「ポタージュ」健在
良く通っていたその店は、自分が健康そのものだったときで、夫もまだ介護を必要としていないときだった。ブリッジの一日の試合を終えて、帰り、五時過ぎによってみると、まだ夜のお客が来ておらず、その時間をおしゃべりしながら、待つ、という時間を楽しみにしていた。メニューはポタージュスープと手焼きのパン、それに手作りの野菜料理一皿と、手作りのジュース、クッキーなどがついて、ちょうど軽い夕食と言うメニューがぴったりの、しつらえで、ほとんど毎週のように通っていたのだ。
そこから直行のバスがなくなって、夫の介護や私の病気やらで、一年、コロナ禍が始まって三年、およそ四年、行くことがなかった奥沢の店、行かないで過ごす数年が過ぎた。いつも頭の中にそこで話したこと、買ってきたパンの温め方、温度など、ことあるごとに思いだすのだが、行くことはなかった。

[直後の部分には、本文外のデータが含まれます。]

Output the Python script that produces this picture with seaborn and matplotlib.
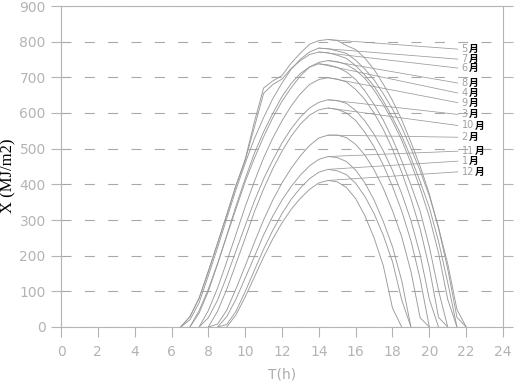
import numpy as np
import pandas as pd
from matplotlib import pyplot as plt
import seaborn as sns

# 时刻 (h)
hours = [6.0, 6.5, 7.0, 7.5, 8.0, 8.5, 9.0, 9.5, 10.0, 10.5, 11.0, 11.5, 12.0, 12.5, 13.0, 13.5,
         14.0, 14.5, 15.0, 15.5, 16.0, 16.5, 17.0, 17.5, 18.0, 18.5, 19.0, 19.5, 20.0, 20.5, 21.0, 21.5, 22.0]

# 各月逐时辐射 X (MJ/m2)
may = [0, 0, 29, 81, 155, 234, 315, 396, 470, 575, 670, 690, 705, 740, 768, 793, 803,
       806, 803, 789, 778, 754, 722, 681, 635, 581, 518, 451, 373, 277, 162, 27, 0]
jul = [0, 0, 20, 68, 144, 222, 304, 385, 459, 528, 587, 640, 684, 723, 751, 771, 782,
       780, 774, 767, 748, 723, 693, 654, 611, 560, 501, 438, 367, 279, 177, 49, 0]
jun = [0, 0, 29, 81, 157, 235, 315, 397, 467, 560, 655, 680, 695, 725, 747, 764, 771,
       769, 762, 753, 733, 706, 675, 634, 587, 536, 475, 408, 335, 240, 124, 0, 0]
aug = [0, 0, 0, 46, 106, 178, 255, 331, 407, 473, 533, 587, 633, 671, 704, 729, 742,
       747, 744, 736, 720, 697, 664, 624, 577, 524, 460, 389, 309, 207, 77, 0, 0]
apr = [0, 0, 0, 39, 100, 176, 257, 339, 416, 487, 547, 599, 646, 683, 711, 729, 738,
       735, 728, 715, 694, 662, 624, 580, 527, 466, 398, 325, 225, 102, 0, 0, 0]
sep = [0, 0, 0, 0, 46, 109, 183, 260, 337, 408, 474, 530, 578, 620, 654, 680, 694,
       699, 695, 687, 666, 638, 600, 554, 499, 434, 360, 275, 166, 27, 0, 0, 0]
mar = [0, 0, 0, 0, 26, 75, 142, 213, 284, 353, 415, 468, 516, 556, 589, 614, 630,
       637, 635, 627, 607, 578, 540, 494, 439, 374, 299, 203, 78, 0, 0, 0, 0]
oct_ = [0, 0, 0, 0, 0, 44, 106, 177, 249, 323, 387, 444, 493, 535, 569, 594, 609,
        614, 610, 600, 579, 546, 505, 454, 394, 325, 242, 135, 0, 0, 0, 0, 0]
feb = [0, 0, 0, 0, 0, 8, 47, 107, 171, 237, 300, 356, 404, 445, 480, 509, 530,
       538, 538, 531, 512, 482, 441, 389, 326, 253, 156, 26, 0, 0, 0, 0, 0]
nov = [0, 0, 0, 0, 0, 0, 29, 78, 137, 197, 258, 311, 356, 394, 426, 452, 470,
       478, 475, 464, 440, 404, 356, 296, 225, 130, 0, 0, 0, 0, 0, 0, 0]
jan = [0, 0, 0, 0, 0, 0, 7, 44, 99, 159, 218, 271, 318, 358, 390, 416, 434,
       442, 438, 427, 403, 366, 318, 257, 183, 76, 0, 0, 0, 0, 0, 0, 0]
dec = [0, 0, 0, 0, 0, 0, 0, 34, 84, 140, 196, 247, 292, 330, 361, 386, 404,
       411, 407, 391, 360, 312, 250, 172, 53, 0, 0, 0, 0, 0, 0, 0, 0]

month_names = ['5', '7', '6', '8', '4', '9', '3', '10', '2', '11', '1', '12']
month_series = [may, jul, jun, aug, apr, sep, mar, oct_, feb, nov, jan, dec]
label_x = [779, 751, 726, 684, 656, 629, 596, 565, 532, 493, 465, 435]  # 标注线终点高度

LINE = '#9a9a9a'
AXC = '#b4b4b4'


def trim(vals):
    # 夜间的 0 值不画 (只保留与白天相邻的 0)
    out = []
    for i, v in enumerate(vals):
        near = vals[max(i - 1, 0):i + 2]
        out.append(v if max(near) > 0 else np.nan)
    return out


def draw():
    sns.set_style('ticks')
    plt.rcParams['font.family'] = ['DejaVu Sans', 'Noto Sans CJK SC']
    plt.rcParams['axes.unicode_minus'] = False

    df = pd.DataFrame({
        'T': hours * len(month_names),
        'X': sum([trim(v) for v in month_series], []),
        'month': np.repeat(month_names, len(hours)),
    })

    fig = plt.figure(figsize=(5.19, 3.85), dpi=100)
    ax = fig.add_axes([61 / 519, 58 / 385, 442 / 519, 321 / 385])

    sns.lineplot(data=df, x='T', y='X', hue='month', palette={m: LINE for m in month_names},
                 linewidth=0.65, legend=False, ax=ax, zorder=3)

    # 标注线 + 月份
    for name, vals, ly in zip(month_names, month_series, label_x):
        i = int(np.argmax(vals))
        ax.plot([hours[i], 21.55], [vals[i], ly], color=LINE, lw=0.55, zorder=3)
        t = ax.text(21.75, ly, name, ha='left', va='center', fontsize=7, color='#a0a0a0')
        ax.annotate('月', xy=(1, 0.5), xycoords=t, xytext=(0.5, 0), textcoords='offset points',
                    ha='left', va='center', fontsize=7, color='black', fontweight='bold',
                    family=['Noto Sans CJK SC'])

    ax.set_xlim(0, 24)
    ax.set_ylim(0, 900)
    ax.set_xticks(range(0, 25, 2))
    ax.set_yticks(range(0, 901, 100))
    ax.yaxis.grid(True, linestyle=(0, (9, 12)), color='#a8a8a8', lw=0.8)
    ax.set_axisbelow(True)
    ax.tick_params(axis='both', direction='out', length=7, width=0.8, color=AXC,
                   labelcolor='#b4b4b4', labelsize=10, pad=4)
    ax.tick_params(axis='x', pad=6)
    ax.tick_params(axis='y', right=True)
    for s in ax.spines.values():
        s.set_color(AXC)
        s.set_linewidth(0.8)

    ax.set_xlabel('T(h)', fontsize=10, color='#acacac', labelpad=6)
    ax.set_ylabel('X (MJ/m2)', fontsize=12, color='black', family=['Liberation Serif'])
    ax.yaxis.set_label_coords(-45 / 442, 151 / 321)

    fig.savefig('out.png', dpi=100)


if __name__ == '__main__':
    draw()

きょう、いつものように泳いで、さて、どこに行こうかと迷ったとき、まず、自由が丘のお蕎麦屋さん、「さらしん」の引っ越し場所を確かめること、奥沢に続く通りに見つけたのだが、きょうは月曜で休み、とわかって、そのまま、奥沢の駅まで歩いていた。
そして思ったのだ。
あの店はあるのだろうか、と。
ちょっと胸がどきどきしたが、京樽の角を曲がり、一軒一軒、確かめ、その小さな「potage」と言う字を見つけたときのうれしさ、「あった!」と思わず叫んでいた。
客はまだ来ておらず、12時まえだったが、どうぞおかけください、とちっとも変っていないご主人が言った。私は病気のことを言って、家に起こった、変化のことも残らず話し、家の事情が、自分が楽しんで通うということをやめさせてしまったということを知らせた。
久しぶりに食べるカブのスープ、パンはクルミパン、それにクッキーや食後の甘味がつき、紅茶の飲み物、主の得意のキャベツの漬物などがついて、出されたあの味。もっと早くにくればよかった。でもそれは以前にもましておいしく、美味だった。
また来てみよう、今のこの時期、前と変わらず、以前にも増していい味の、この小さな店を維持するのは大変らしい。
でもよかった、来られて。
わたしはクッキーやパンなど。千円ぐらい買って、また来ることを約束したのであった。